Jumping thru hoops is for the old days when unmarried young women were virgins for the most part and sex for men was only available via:

1). The socially unacceptable way via prostitutes.

2). The socially acceptable way via marriage.

So men who wanted a girlfriend had to actively court women (meaning, not taking a "no" for an answer, being an alpha male, etc) for dating that led to marriage.

With today's emasculating feminist culture, birth control, free sex, economic power for women, and bitter divorces that result in financial penalties, men no longer have the motivation, impetus, or inclination to pursue women.

For today's world: What's to there to gain in pursuing women? A short/long-lived affair ending in heartbreak.

What's to lose? Rejection, waste of time and $, unnecessary drama, expensive and bitter divorce or breakup with a custody battle and child support on top.

Men are saying, "Thanks, but NO THANKS!"

The only ones who do any wooing of women today for the most part are men who are desperate or stalker-types.

So women, either do the pursuing, or consider platonic relationships.
 
Old 02-16-2010, 06:45 PM
 
12,669 posts, read 20,453,101 times
Reputation: 3050
[quote=TKramar;12804484]
Quote:
Originally Posted by llratke View Post
Oh, I know. Personality--once I discover it by her being open and free enough to sit down and talk with me--is much more important. But if a woman is going to wait for you to approach her, she doesn't seem very warm and friendly.
There was a woman here that was very "traditional", shall we say, in terms of dating. Not only did she want the guy to approach her, she expected him to take her out to a nice restaurant and pay for her meal. She was unhappy because all of their dates have been...well, cheap. Playing pool, a meal at his home with other friends, and the invitation she was questioning was a movie at his place. What's wrong with that? What's wrong with being comfortable and at ease instead of stuffy and formal?
My last date, we sat at her house and just talked for 12 hours. It was great!
There is nothing wrong with any of these things! And I am a woman. I do however like a "nice" restaurant once in awhile at the beginning of the relationship somewhere and then through out for occasions is nice. I think high maintenance women want the fancy dinners all the time etc. Move on!
 
Old 02-16-2010, 09:43 PM
 
9,846 posts, read 22,683,870 times
Reputation: 7738
Quote:
Originally Posted by aqua0 View Post

With today's emasculating feminist culture, birth control, free sex, economic power for women, and bitter divorces that result in financial penalties, men no longer have the motivation, impetus, or inclination to pursue women.
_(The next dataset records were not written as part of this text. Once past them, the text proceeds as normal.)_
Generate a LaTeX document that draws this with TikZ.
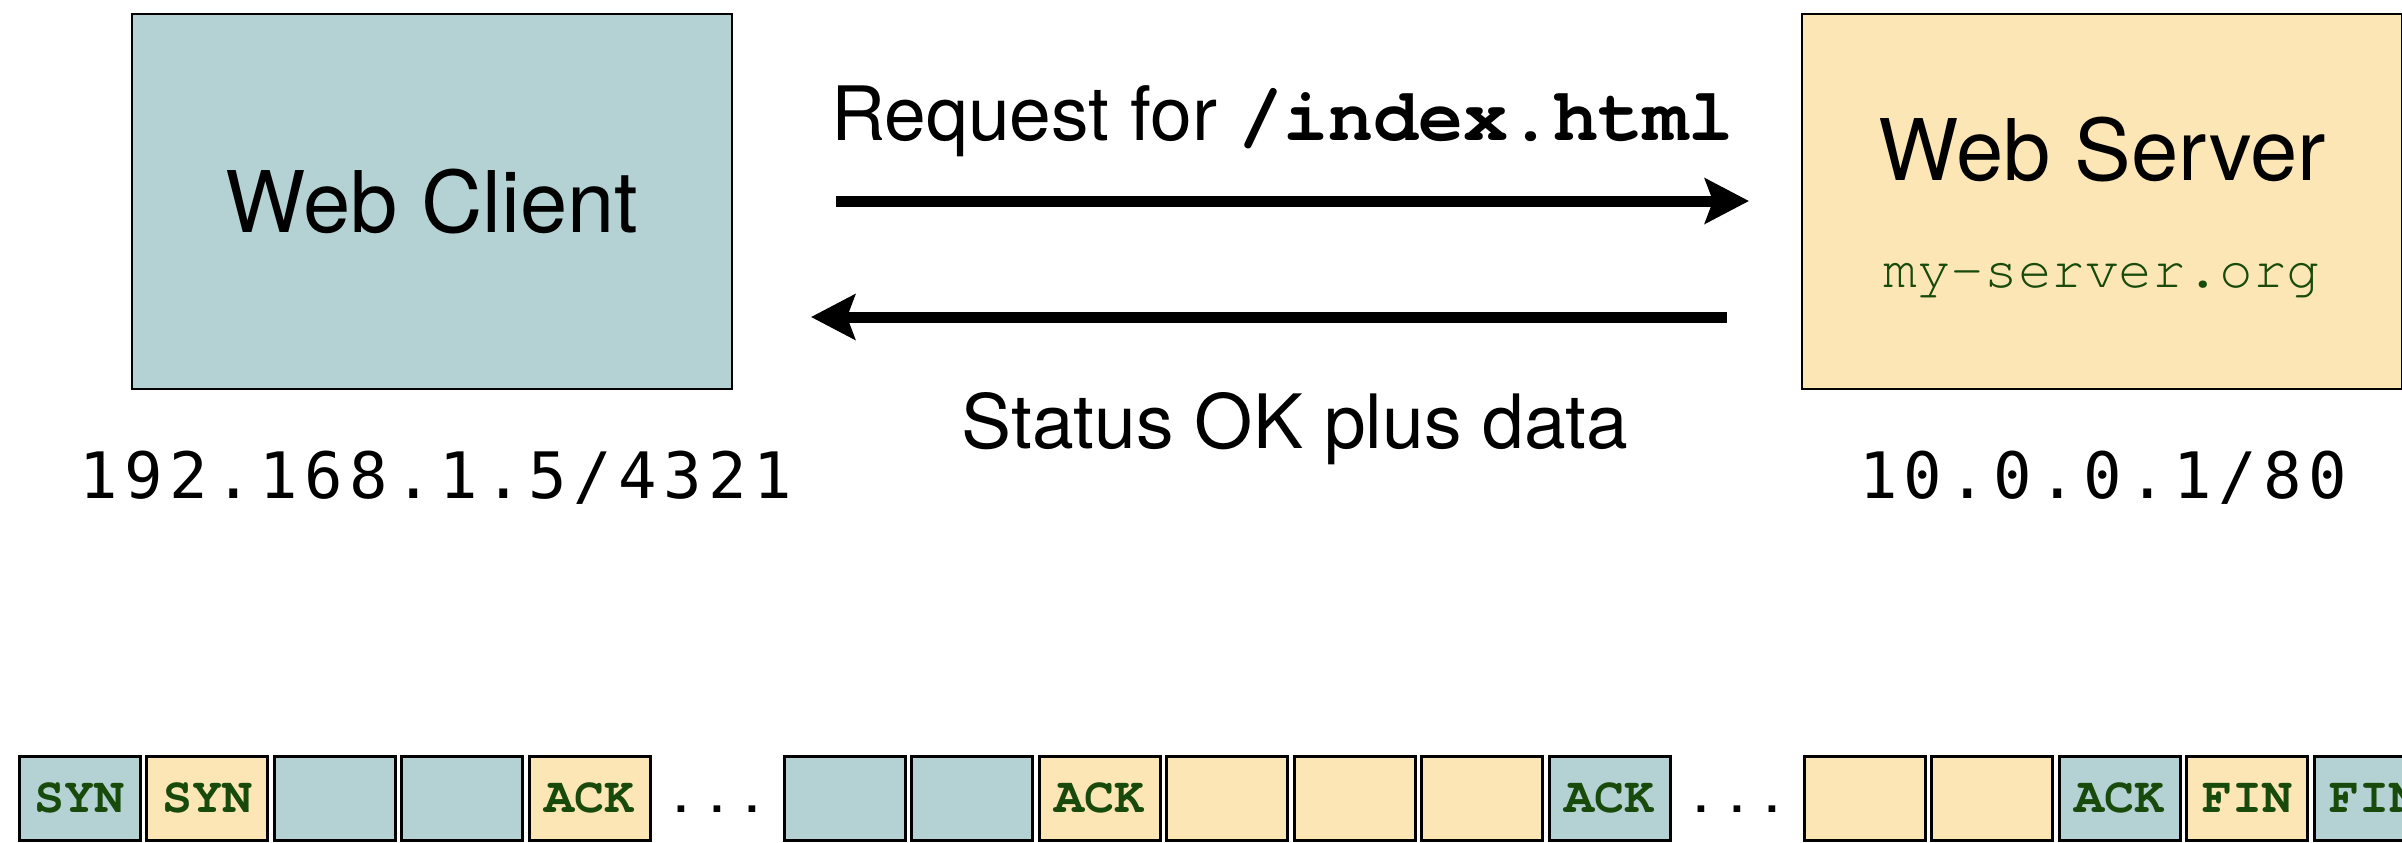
\documentclass[tikz,border=0pt]{standalone}
\usepackage{fontspec}
\setmainfont{TeX Gyre Heros}
\newfontfamily\ipfont[LetterSpace=10]{DejaVu Sans Mono}
\newfontfamily\cour{TeX Gyre Cursor}
\usetikzlibrary{arrows.meta}
\definecolor{cblue}{HTML}{B4D2D3}
\definecolor{cyellow}{HTML}{FDE6B5}
\definecolor{cgreen}{HTML}{174A0B}
\tikzset{
  hostbox/.style={draw=black, line width=1.25pt, minimum width=300pt, minimum height=187.5pt, inner sep=0pt},
  seg/.style={draw=black, line width=1.5pt, minimum width=60.5pt, minimum height=42pt, inner sep=0pt,
     font=\cour\bfseries\fontsize{25}{27}\selectfont, text=cgreen},
  segb/.style={seg, fill=cblue},
  segy/.style={seg, fill=cyellow},
  msg/.style={line width=5.5pt, -{Stealth[length=22pt, width=22.5pt, inset=4pt]}},
  biglabel/.style={font=\fontsize{42.5}{50}\selectfont, inner sep=0pt},
  arrlabel/.style={font=\fontsize{37.5}{44}\selectfont, inner sep=0pt, anchor=base},
  iplabel/.style={font=\ipfont\fontsize{32}{38}\selectfont, inner sep=0pt, anchor=base},
}
\begin{document}
\begin{tikzpicture}[x=0.5pt, y=-0.5pt]
\useasboundingbox (0,0) rectangle (2402,842);
\clip (0,0) rectangle (2402,842);
% hosts
\node[hostbox, fill=cblue, biglabel] (client) at (432,201.5) {Web Client};
\node[hostbox, fill=cyellow] (server) at (2102,201.5) {};
\node[biglabel, anchor=base] (srvname) at (2102,180) {Web Server};
\node[font=\cour\fontsize{28}{34}\selectfont, text=cgreen, inner sep=0pt, anchor=base] (srvhost) at (2102,287) {my-server.org};
\node[iplabel] (clientip) at (436,498) {192.168.1.5/4321};
\node[iplabel] (serverip) at (2103,498) {10.0.0.1/80};
% messages
\coordinate (reqa) at (836,201);
\coordinate (reqb) at (1749,201);
\coordinate (resa) at (1727,317);
\coordinate (resb) at (811,317);
\draw[msg] (reqa) -- (reqb);
\draw[msg] (resa) -- (resb);
\node[arrlabel] (reqlabel) at (1282,140) {Request for {\cour\bfseries /index.html}};
\node[arrlabel] (reslabel) at (1295,448) {Status OK plus data};
% segments
\foreach \i/\st/\txt in {0/segb/SYN,1/segy/SYN,2/segb/,3/segb/,4/segy/ACK,
  6/segb/,7/segb/,8/segy/ACK,9/segy/,10/segy/,11/segy/,12/segb/ACK,
  14/segy/,15/segy/,16/segb/ACK,17/segy/FIN,18/segb/FIN}{
  \node[\st] (s\i) at ({79.5+127.5*\i},798) {\txt};
}
\node[font=\fontsize{32}{38}\selectfont, inner sep=0pt, anchor=base] (dots1) at ({79.5+127.5*5},812) {.\ .\ .};
\node[font=\fontsize{32}{38}\selectfont, inner sep=0pt, anchor=base] (dots2) at ({79.5+127.5*13},812) {.\ .\ .};
\end{tikzpicture}
\end{document}
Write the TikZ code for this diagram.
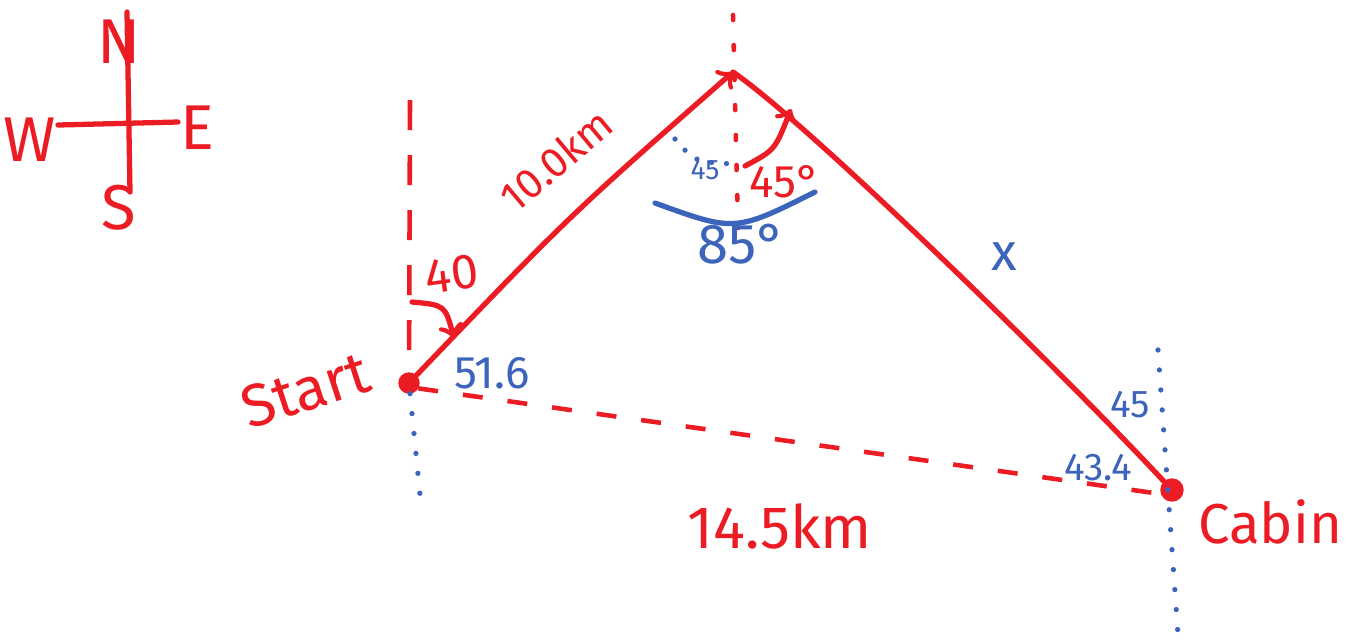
\documentclass[tikz,border=0pt]{standalone}
\usepackage{fontspec}
\setmainfont{Fira Sans}
\definecolor{pen}{HTML}{EC1C24}
\definecolor{ink}{HTML}{3B64BA}
\tikzset{
  redline/.style={draw=pen, line width=1.5pt, line cap=round},
  blueline/.style={draw=ink, line width=1.5pt, line cap=round},
  reddash/.style={draw=pen, line width=1.3pt, dash pattern=on 0.3cm off 0.25cm},
  reddot/.style={draw=pen, line width=1.3pt, line cap=round, dash pattern=on 0.05cm off 0.25cm},
  bluedot/.style={draw=ink, line width=1.5pt, line cap=round, dash pattern=on 0pt off 0.2cm},
  redtext/.style={text=pen, inner sep=0pt},
  bluetext/.style={text=ink, inner sep=0pt},
  spot/.style={circle, fill=pen, draw=pen, inner sep=0pt, minimum size=0.2cm},
}
\begin{document}
\begin{tikzpicture}[x=0.01cm,y=-0.01cm]
\useasboundingbox (0,0) rectangle (1348,641);

\coordinate (cN) at (127,12);
\coordinate (cS) at (130,192);
\coordinate (cW) at (58,125);
\coordinate (cE) at (178,122);
\draw[redline] (cN) -- (cS);
\draw[redline] (cW) -- (cE);
\node (N) at (119,42) [redtext, font=\fontsize{18}{20}\selectfont]{N};
\node (S) at (119,208) [redtext, font=\fontsize{18}{20}\selectfont]{S};
\node (W) at (30,140) [redtext, font=\fontsize{18}{20}\selectfont]{W};
\node (E) at (197,128) [redtext, font=\fontsize{18}{20}\selectfont]{E};

\node (start) at (409,383) [spot]{};
\node (cabin) at (1172,490) [spot, minimum size=0.22cm]{};
\coordinate (peak) at (733,72);

\coordinate (startN) at (410,100);
\coordinate (startS) at (421,505);
\draw[reddash] (startN) -- (start);
\draw[bluedot] (start) -- (startS);

\coordinate (peakN) at (733,15);
\coordinate (peakS) at (738,228);
\draw[reddot] (peakN) -- (peakS);

\coordinate (cabinN) at (1158,350);
\coordinate (cabinS) at (1178,635);
\draw[bluedot] (cabinN) -- (cabinS);

\draw[redline,->] (start) .. controls (570,215) .. (peak);
\draw[redline] (peak) .. controls (810,125) and (1060,370) .. (cabin);
\draw[reddash, dash pattern=on 0.2cm off 0.25cm] (start.-30) -- (cabin.200);

\coordinate (a40s) at (412,302);
\coordinate (a40e) at (454,338);
\draw[redline,->] (a40s) .. controls (445,305) .. (a40e);

\coordinate (a45s) at (745,166);
\coordinate (a45e) at (791,109);
\draw[redline,->] (a45s) .. controls (775,150) .. (a45e);

\coordinate (b45s) at (675,139);
\coordinate (b45e) at (735,164);
\draw[bluedot, dash pattern=on 0pt off 0.15cm] (b45s) .. controls (695,162) .. (b45e);

\coordinate (b85s) at (655,203);
\coordinate (b85e) at (815,192);
\draw[blueline] (b85s) .. controls (735,232) .. (b85e);

\node (start label) at (305,390) [redtext, rotate=18, font=\fontsize{17}{19}\selectfont]{Start};
\node (cabin label) at (1270,522) [redtext, font=\fontsize{16}{18}\selectfont]{Cabin};
\node (leg1) at (556,160) [redtext, rotate=40, font=\fontsize{12}{14}\selectfont]{10.0km};
\node (leg2) at (1004,257) [bluetext, font=\fontsize{15}{17}\selectfont]{x};
\node (base) at (780,526) [redtext, font=\fontsize{17}{19}\selectfont]{14.5km};
\node (ang40) at (452,274) [redtext, rotate=8, font=\fontsize{14}{16}\selectfont]{40};
\node (ang516) at (492,373) [bluetext, font=\fontsize{13}{15}\selectfont]{51.6};
\node (ang45l) at (705,170) [bluetext, font=\fontsize{8}{9}\selectfont]{45};
\node (ang45r) at (785,182) [redtext, font=\fontsize{13}{15}\selectfont]{45°};
\node (ang85) at (742,244) [bluetext, font=\fontsize{16}{18}\selectfont]{85°};
\node (ang45c) at (1130,405) [bluetext, font=\fontsize{11}{13}\selectfont]{45};
\node (ang434) at (1098,468) [bluetext, font=\fontsize{11}{13}\selectfont]{43.4};
\end{tikzpicture}
\end{document}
For today's world: What's to there to gain in pursuing women? A short/long-lived affair ending in heartbreak.

What's to lose? Rejection, waste of time and $, unnecessary drama, expensive and bitter divorce or breakup with a custody battle and child support on top.

Men are saying, "Thanks, but NO THANKS!"

The only ones who do any wooing of women today for the most part are men who are desperate or stalker-types.

So women, either do the pursuing, or consider platonic relationships.
I saw something interesting on my facebook page this morning. A gal I have known for 10 years(haven't really talked to though for a few years) posted that someone had left her a "secret admirer" gift on Valentines Day. She and several other friends automatically assumed it was creepy/stalkerish right off the bat. I'd 99% bet whoever did it had decent intentions but immediately the shark teeth are out. Well whoever the secret admirer is, most definitely he's gone now as I sure he heard the reaction.

And this a women creaking towards 40 quickly with her looks rapidly fading out and a long wreckage of hundreds of relationships/love affairs(yes she is a ****).

I think for us men, the best thing is not to let all these negative responses drive our behavior. Anytime I come across a nasty witch now, I just move on.